Uma das perguntas é por que o país não adota reformas, como a China ou o Vietnã, onde o partido comunista continua no poder, mas liberaliza a economia. Isso não se repetiu por causa das sanções. No caso da China, o Ocidente investiu pesadamente a partir dos anos 70 e 80. Isso mudou o país. Não é essa a situação na Coreia do Norte. Quem vai querer investir lá sob sanções?

Tendo a concordar com os analistas que dizem que, ao tratar da questão norte-coreana, os países se fixaram na questão nuclear e deixaram de perceber certas tendências e movimentos, coisas que podem efetivamente mudar o regime, como a transformação da economia. Se houvesse a possibilidade de empresas ocidentais investirem na Coreia do Norte, isso ajudaria o país a mudar.

O senhor chegou a observar mudanças na Coreia do Norte enquanto serviu no país?

Pude ver um pouco da Coreia do Norte por dentro. Digo um pouco porque há grandes limitações, começando até pelo contato com a população local, que é possível, mas é muito superficial. Eu não podia, por exemplo, convidar norte-coreanos para a minha casa. Mas nos quatro anos em que fiquei lá, notei algumas mudanças superficiais, que num conjunto podem ter algum significado. 

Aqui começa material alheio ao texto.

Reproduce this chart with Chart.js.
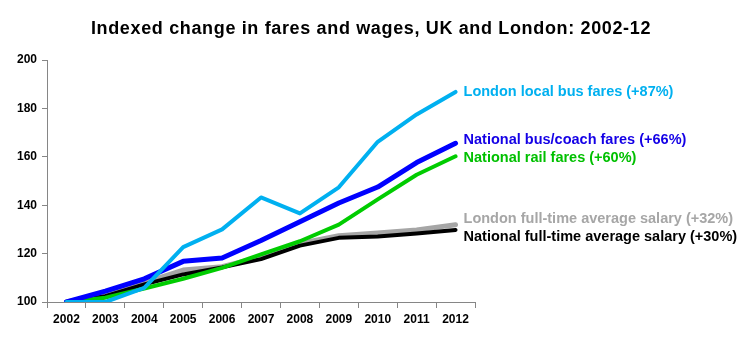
<!DOCTYPE html>
<html>
<head>
<meta charset="utf-8">
<script src="https://cdn.jsdelivr.net/npm/chart.js@4"></script>
<style>
  html, body { margin: 0; padding: 0; background: #fff; }
  #wrap { width: 755px; height: 339px; position: relative; }
</style>
</head>
<body>
<div id="wrap"><canvas id="c" width="755" height="339"></canvas></div>
<script>
// Years on the category axis
const years = ['2002','2003','2004','2005','2006','2007','2008','2009','2010','2011','2012'];

// Index values, 2002 = 100
const londonBus      = [100, 100, 105.8, 122.7, 130, 143.2, 136.6, 147.4, 166.2, 177.5, 186.8];
const nationalBus    = [100, 104.5, 109.6, 116.8, 118.2, 125.4, 133.2, 140.9, 147.5, 157.6, 165.6];
const nationalRail   = [100, 101.8, 105.6, 109.6, 114.1, 119.7, 125.1, 132, 142.4, 152.6, 160.2];
const londonSalary   = [100, 103.4, 108, 113.2, 114.6, 118.6, 124.2, 127.4, 128.5, 129.8, 131.9];
const nationalSalary = [100, 102.4, 107.3, 111.4, 114.3, 117.7, 123.3, 126.5, 127.1, 128.3, 129.8];

// End-of-line labels
const seriesLabels = [
  'London local bus fares (+87%)',
  'National bus/coach fares (+66%)',
  'National rail fares (+60%)',
  'National full-time average salary (+30%)',
  'London full-time average salary (+32%)'
];

const yTicks = [100, 120, 140, 160, 180, 200];

const chartTitle = 'Indexed change in fares and wages, UK and London: 2002-12';

const AXIS = '#868686';
const FONT = '"Liberation Sans", Arial, sans-serif';

// Small vertical nudges so the end labels do not collide
const labelNudge = [0, -3, 2, 7, -6];

// Title centred across the whole figure, including the label margin
const figureTitle = {
  id: 'figureTitle',
  afterDraw(chart) {
    const ctx = chart.ctx;
    ctx.save();
    ctx.font = 'bold 18px ' + FONT;
    if ('letterSpacing' in ctx) ctx.letterSpacing = '0.65px';
    ctx.fillStyle = '#000';
    ctx.textAlign = 'center';
    ctx.textBaseline = 'middle';
    ctx.fillText(chartTitle, 371, 29);
    ctx.restore();
  }
};

const endLabels = {
  id: 'endLabels',
  afterDatasetsDraw(chart) {
    const ctx = chart.ctx;
    const x = chart.scales.x;
    const y = chart.scales.y;
    ctx.save();
    ctx.font = 'bold 14.5px ' + FONT;
    ctx.textBaseline = 'middle';
    ctx.textAlign = 'left';
    chart.data.datasets.forEach((ds, i) => {
      const last = ds.data.length - 1;
      const px = x.getPixelForValue(last) + 8;
      const py = y.getPixelForValue(ds.data[last]) + labelNudge[i];
      ctx.fillStyle = ds.labelColor;
      ctx.fillText(seriesLabels[i], px, py);
    });
    ctx.restore();
  }
};

function ds(data, color, width, labelColor) {
  return {
    data: data,
    borderColor: color,
    backgroundColor: color,
    borderWidth: width,
    pointRadius: 0,
    tension: 0,
    borderCapStyle: 'round',
    borderJoinStyle: 'round',
    labelColor: labelColor
  };
}

new Chart(document.getElementById('c'), {
  type: 'line',
  data: {
    labels: years,
    datasets: [
      ds(londonBus, '#00B0F0', 4, '#00B0F0'),
      ds(nationalBus, '#0000FF', 5, '#1400E6'),
      ds(nationalRail, '#00CC00', 4, '#00C000'),
      ds(nationalSalary, '#000000', 4, '#000000'),
      ds(londonSalary, '#A6A6A6', 5, '#A6A6A6')
    ]
  },
  options: {
    responsive: false,
    animation: false,
    devicePixelRatio: 1,
    layout: { padding: { left: 0, right: 280, top: 60, bottom: 0 } },
    plugins: {
      legend: { display: false },
      tooltip: { enabled: false },
      title: { display: false }
    },
    scales: {
      x: {
        type: 'category',
        offset: true,
        grid: {
          offset: true,
          drawOnChartArea: false,
          drawTicks: true,
          tickLength: 6,
          tickColor: AXIS
        },
        border: { color: AXIS, width: 1 },
        ticks: {
          color: '#000',
          font: { family: FONT, size: 12, weight: 'bold' },
          padding: 4,
          maxRotation: 0,
          autoSkip: false
        },
        afterFit(scale) { scale.height = 37; }
      },
      y: {
        min: 100,
        max: 200,
        afterBuildTicks(scale) { scale.ticks = yTicks.map(v => ({ value: v })); },
        grid: {
          drawOnChartArea: false,
          drawTicks: true,
          tickLength: 5,
          tickColor: AXIS
        },
        border: { color: AXIS, width: 1 },
        ticks: {
          color: '#000',
          font: { family: FONT, size: 12, weight: 'bold' },
          padding: 5
        },
        afterFit(scale) { scale.width = 47; }
      }
    }
  },
  plugins: [endLabels, figureTitle]
});
</script>
</body>
</html>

Por exemplo, eu ia ao clube só em determinados dias, reservados para os estrangeiros. Os outros dias eram para os locais. De repente, essa regra foi abolida, e tanto estrangeiros como locais passaram a poder ir à piscina ao mesmo tempo. E passou a ser normal algumas pessoas conversarem com você. O povo é muito simpático e hospitaleiro. Nos quatro anos que passei lá, sempre no governo de Kim-Jong-un, vi várias coisas que sinalizavam mudanças em relação ao governo do seu pai. Repito: são coisas que podem parecer banais, mas que no conjunto têm significado. Esse regime atual não é imutável. Ele tem sofrido mudanças. São pequenas, mas existem.